Scholar and TV presenter Islam Al-Beheiry will serve a reduced sentence of one year in prison after the Misdemeanour Court of Misr Al-Qadima announced Monday night that it will reduce the original five-year sentence it issued on 30 November 2015.
Unconfirmed reports say Al-Behiry will be escorted to Tora Prison to start the sentence.
The Ministry of Interior’s media office could not confirm these reports, saying the “matter is in the hands of the Prison’s Authority”.
Legally, a sentenced defendant is escorted from the court to the police station where he is registered, where he or she is then escorted to the prison.
The controversial TV presenter was charged with contempt of religion, after questioning the authenticity of Sunni religious texts.

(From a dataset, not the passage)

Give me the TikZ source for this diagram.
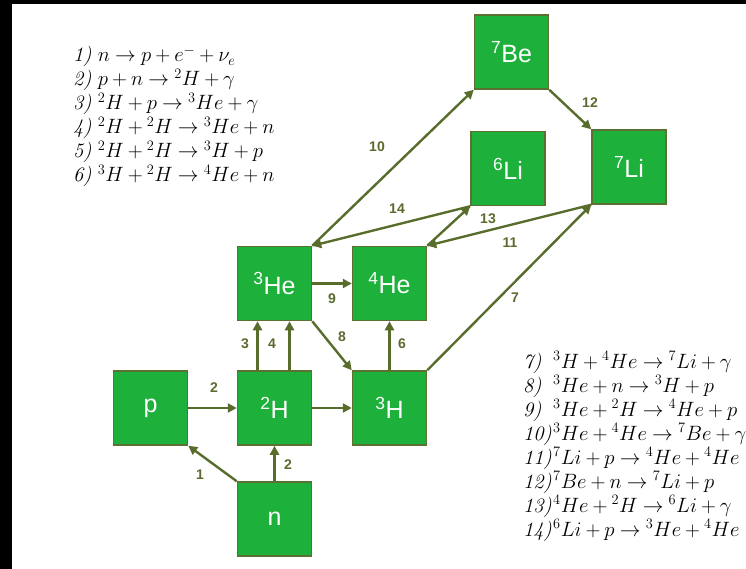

On Monday night, Al-Beheiry wrote on his Facebook account that he had been sentenced for providing knowledge to the people, and ended the post saying “Egypt is the land of oppression”.
In a television interview with the privately owned TV channel Al-Youm, Al-Behiry announced that he would appeal the verdict, but he will be imprisoned until a court session is scheduled, as stipulated by the court’s decision.
During the televised interview, Al-Behiry referred to President Abdel Fattah Al-Sisi and his calls to “revolutionise religious discourse” with mock praise.
“I thank President Abdel Fattah Al-Sisi, his religious revolution, state officials, and freedom of speech… whoever is applying this religious revolution is being sentenced,” he said.
Supporters of Al-Beheiry’s stance have previously argued that the independent researcher has been working in accordance with President Abdel Fattah Al-Sisi’s initiative that called on Islamic institutions in the country, including Al-Azhar, the Ministry of Religious Endowments, and Dar Al-Ifta, to “renew religious discourse”.
In many of his episodes, Al-Beheiry provided video clips of famous and respected Salafi preachers and criticised their religious arguments. His programme was suspended after several warnings from Al-Azhar and officials at the state-controlled Media Production City.
Al-Beheiry focused criticism on Sahih Al-Bukhari, which is a collection of the sayings of Islam’s religious Prophet Mohamed. The collection, which is heavily relied on by both Sunni officials and Salafi groups, was compiled by Abu Abdullah Al-Bukhari, a Persian Islamic scholar who lived in the ninth century.
Al-Beheiry’s arguments were widely criticised by conservative Salafi entities in Egypt, but also state-controlled religious apparatuses.
Al-Beheiry is facing another lawsuit that was filed by Al-Azhar’s Grand Imam Ahmed Al-Tayeb, accusing the TV presenter of “insulting Al-Azhar and its Imams”.
Al-Tayeb has appealed to the seventh article in the Egyptian constitution, which entails that “Al-Azhar is an independent Islamic scientific institution”, and the main source in religious and Islamic affairs.
The lawsuit argued that the programme includes “ideas that shake the foundations of the religion and spread disputes between the people”. Therefore, the lawsuit argues that Al-Azhar “had to move legally after sensing the dangers of these ideas”.
The Egyptian state has increasingly depended on its three major Sunni Muslim institutions to reverse the spread of Islamic militancy by emphasising a state-sanctioned Islam of “moderation”. The three institutions have also taken the stance on the need to support the state and the current government or by addressing radical opponents of the government, such as the so-called “takfiri” elements, a trend of Islamic political thought that adopts militant rhetoric.